━━ The input

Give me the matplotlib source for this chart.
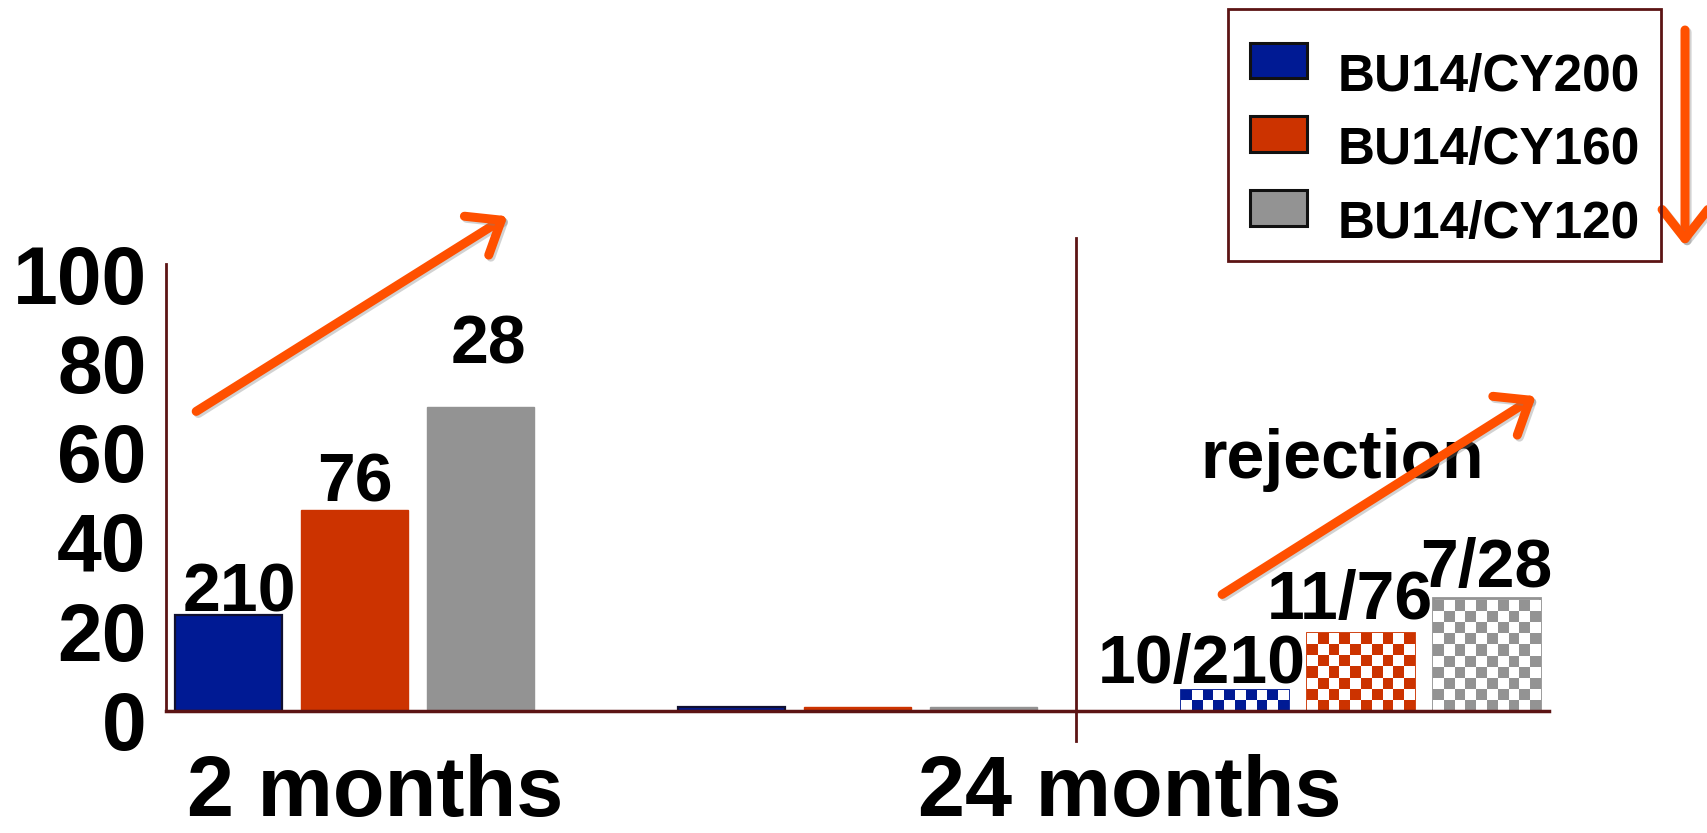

━━━━
━━ The input

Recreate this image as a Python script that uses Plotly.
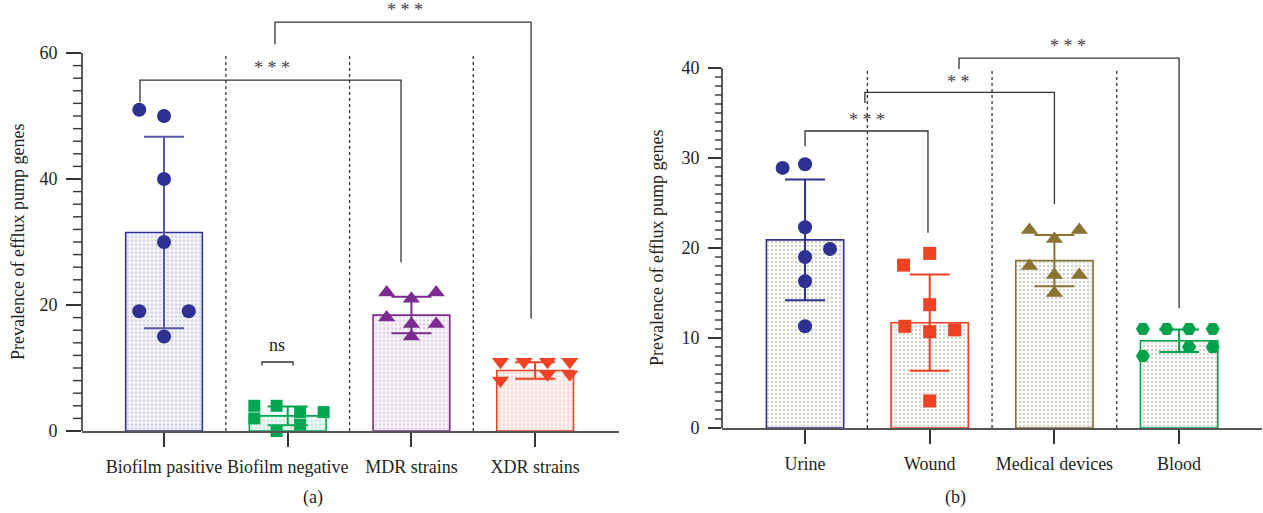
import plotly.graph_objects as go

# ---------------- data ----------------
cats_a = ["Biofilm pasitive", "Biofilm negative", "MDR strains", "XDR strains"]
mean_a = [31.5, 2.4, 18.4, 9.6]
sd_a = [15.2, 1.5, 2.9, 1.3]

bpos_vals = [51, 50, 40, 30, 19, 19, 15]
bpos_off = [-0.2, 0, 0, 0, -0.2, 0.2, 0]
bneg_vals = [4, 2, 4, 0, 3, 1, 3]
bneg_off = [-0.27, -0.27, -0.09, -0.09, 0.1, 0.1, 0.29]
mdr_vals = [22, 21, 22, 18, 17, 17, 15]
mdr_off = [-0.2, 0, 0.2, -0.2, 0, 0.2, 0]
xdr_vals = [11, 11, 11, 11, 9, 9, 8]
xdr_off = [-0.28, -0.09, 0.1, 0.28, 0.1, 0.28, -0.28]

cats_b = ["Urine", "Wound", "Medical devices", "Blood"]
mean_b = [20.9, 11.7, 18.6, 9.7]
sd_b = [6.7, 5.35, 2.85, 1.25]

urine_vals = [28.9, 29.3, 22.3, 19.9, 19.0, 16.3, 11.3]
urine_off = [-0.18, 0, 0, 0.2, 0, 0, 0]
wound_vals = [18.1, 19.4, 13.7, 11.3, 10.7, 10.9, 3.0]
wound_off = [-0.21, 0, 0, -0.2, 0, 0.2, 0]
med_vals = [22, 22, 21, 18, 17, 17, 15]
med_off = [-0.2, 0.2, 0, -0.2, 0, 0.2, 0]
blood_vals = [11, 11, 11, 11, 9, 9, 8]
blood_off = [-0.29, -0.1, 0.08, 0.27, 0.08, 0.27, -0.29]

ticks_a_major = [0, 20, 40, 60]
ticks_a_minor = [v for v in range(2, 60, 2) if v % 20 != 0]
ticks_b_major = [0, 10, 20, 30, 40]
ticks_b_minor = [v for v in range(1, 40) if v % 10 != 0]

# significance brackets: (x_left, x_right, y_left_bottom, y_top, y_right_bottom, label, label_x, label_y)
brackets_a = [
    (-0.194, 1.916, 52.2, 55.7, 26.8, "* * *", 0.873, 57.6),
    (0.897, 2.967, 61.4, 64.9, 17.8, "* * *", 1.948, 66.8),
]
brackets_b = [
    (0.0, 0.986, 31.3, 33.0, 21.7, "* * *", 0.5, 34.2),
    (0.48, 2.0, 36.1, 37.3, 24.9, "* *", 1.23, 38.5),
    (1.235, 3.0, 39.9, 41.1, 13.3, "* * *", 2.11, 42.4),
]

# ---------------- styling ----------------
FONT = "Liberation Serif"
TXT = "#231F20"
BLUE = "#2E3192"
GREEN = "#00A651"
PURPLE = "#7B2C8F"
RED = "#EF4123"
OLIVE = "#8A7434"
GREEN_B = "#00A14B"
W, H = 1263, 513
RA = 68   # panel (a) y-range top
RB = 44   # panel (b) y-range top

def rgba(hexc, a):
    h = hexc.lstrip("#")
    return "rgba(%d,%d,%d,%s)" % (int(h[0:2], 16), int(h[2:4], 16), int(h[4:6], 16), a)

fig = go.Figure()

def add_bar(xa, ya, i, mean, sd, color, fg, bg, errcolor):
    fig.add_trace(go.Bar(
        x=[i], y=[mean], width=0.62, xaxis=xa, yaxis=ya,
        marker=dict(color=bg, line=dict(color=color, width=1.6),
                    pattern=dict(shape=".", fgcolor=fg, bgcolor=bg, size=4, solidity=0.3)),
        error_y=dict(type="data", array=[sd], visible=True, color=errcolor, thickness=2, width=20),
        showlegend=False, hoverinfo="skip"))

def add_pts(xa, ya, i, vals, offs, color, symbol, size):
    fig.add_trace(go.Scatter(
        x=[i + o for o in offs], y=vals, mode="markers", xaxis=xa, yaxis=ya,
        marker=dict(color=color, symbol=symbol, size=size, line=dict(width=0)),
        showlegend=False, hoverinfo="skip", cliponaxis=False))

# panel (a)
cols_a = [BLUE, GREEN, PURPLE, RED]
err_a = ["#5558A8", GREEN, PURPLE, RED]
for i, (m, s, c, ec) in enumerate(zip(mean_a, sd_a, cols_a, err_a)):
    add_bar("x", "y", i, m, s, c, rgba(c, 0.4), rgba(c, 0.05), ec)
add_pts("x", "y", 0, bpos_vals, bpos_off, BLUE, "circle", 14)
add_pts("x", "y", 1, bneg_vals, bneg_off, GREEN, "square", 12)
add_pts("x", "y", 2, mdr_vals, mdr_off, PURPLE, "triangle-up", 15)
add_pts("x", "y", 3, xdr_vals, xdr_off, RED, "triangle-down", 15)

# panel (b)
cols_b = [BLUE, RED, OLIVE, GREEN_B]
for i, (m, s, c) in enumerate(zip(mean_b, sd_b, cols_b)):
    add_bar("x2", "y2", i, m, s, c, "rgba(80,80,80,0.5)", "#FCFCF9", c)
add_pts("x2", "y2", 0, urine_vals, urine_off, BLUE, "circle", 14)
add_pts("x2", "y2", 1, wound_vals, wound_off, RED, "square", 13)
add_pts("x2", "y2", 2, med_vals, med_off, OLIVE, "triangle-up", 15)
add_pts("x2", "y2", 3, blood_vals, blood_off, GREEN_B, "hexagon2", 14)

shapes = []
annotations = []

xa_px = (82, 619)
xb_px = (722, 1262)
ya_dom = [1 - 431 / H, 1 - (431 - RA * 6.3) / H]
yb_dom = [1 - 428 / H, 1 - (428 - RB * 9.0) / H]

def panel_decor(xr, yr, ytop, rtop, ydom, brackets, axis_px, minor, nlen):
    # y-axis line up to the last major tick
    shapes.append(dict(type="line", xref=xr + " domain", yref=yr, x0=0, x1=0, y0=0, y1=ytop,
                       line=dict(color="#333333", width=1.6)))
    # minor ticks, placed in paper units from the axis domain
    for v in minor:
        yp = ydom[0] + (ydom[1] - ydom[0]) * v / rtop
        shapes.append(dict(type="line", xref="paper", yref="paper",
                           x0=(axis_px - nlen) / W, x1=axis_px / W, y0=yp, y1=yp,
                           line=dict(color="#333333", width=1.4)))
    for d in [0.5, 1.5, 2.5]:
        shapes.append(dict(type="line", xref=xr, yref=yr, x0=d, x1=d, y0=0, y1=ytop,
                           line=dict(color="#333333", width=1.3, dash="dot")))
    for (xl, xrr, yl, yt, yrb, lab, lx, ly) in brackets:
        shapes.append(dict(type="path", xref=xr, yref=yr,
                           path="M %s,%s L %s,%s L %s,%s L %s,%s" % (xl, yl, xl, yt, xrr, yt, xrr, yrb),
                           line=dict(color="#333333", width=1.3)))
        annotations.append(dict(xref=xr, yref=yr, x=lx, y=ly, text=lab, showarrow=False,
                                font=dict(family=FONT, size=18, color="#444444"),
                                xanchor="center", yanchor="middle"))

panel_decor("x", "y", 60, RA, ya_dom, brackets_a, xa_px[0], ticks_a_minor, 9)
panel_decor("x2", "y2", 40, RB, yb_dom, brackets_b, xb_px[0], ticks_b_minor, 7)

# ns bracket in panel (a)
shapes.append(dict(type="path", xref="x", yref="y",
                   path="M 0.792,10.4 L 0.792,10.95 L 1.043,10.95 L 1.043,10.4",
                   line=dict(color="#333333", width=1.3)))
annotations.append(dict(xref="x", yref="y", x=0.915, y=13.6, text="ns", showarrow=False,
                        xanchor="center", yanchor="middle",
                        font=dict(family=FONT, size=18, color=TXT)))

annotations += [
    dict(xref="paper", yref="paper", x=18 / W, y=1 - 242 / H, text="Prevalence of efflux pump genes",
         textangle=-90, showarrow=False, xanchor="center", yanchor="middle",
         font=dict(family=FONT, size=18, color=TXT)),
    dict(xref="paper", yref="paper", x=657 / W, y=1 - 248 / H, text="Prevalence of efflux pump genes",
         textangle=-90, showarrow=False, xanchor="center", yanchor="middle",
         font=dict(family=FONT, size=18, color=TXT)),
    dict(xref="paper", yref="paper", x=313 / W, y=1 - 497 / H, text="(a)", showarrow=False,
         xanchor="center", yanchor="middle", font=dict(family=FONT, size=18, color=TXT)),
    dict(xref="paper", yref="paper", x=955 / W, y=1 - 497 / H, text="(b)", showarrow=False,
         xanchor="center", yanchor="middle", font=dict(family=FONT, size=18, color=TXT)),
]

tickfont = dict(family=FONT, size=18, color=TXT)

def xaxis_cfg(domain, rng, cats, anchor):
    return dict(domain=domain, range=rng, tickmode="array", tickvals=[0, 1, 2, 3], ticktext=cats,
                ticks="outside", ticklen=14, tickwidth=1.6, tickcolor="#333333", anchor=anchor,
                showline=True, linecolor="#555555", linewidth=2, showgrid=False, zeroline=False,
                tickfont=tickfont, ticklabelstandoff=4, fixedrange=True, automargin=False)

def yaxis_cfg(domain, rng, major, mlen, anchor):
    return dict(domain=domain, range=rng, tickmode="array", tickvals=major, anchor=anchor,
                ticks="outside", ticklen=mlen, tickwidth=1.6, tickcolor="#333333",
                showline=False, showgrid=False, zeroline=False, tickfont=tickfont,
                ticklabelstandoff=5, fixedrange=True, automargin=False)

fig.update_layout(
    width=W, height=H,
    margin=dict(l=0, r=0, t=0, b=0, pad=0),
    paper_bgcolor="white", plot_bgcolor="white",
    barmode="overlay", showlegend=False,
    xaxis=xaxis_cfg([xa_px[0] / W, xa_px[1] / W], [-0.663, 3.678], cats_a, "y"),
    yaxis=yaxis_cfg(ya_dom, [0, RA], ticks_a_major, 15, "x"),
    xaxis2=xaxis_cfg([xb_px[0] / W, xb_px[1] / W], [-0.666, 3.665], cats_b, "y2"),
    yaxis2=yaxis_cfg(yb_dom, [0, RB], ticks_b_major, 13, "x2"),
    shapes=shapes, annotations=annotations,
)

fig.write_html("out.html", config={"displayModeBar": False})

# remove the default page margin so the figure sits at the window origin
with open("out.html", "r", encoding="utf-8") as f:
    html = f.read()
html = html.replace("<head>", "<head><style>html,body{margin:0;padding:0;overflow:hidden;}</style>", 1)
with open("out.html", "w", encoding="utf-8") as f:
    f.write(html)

━━━━

Written request
What count of lines in the listing contain the word "this"? Reply with the number only.

Result
2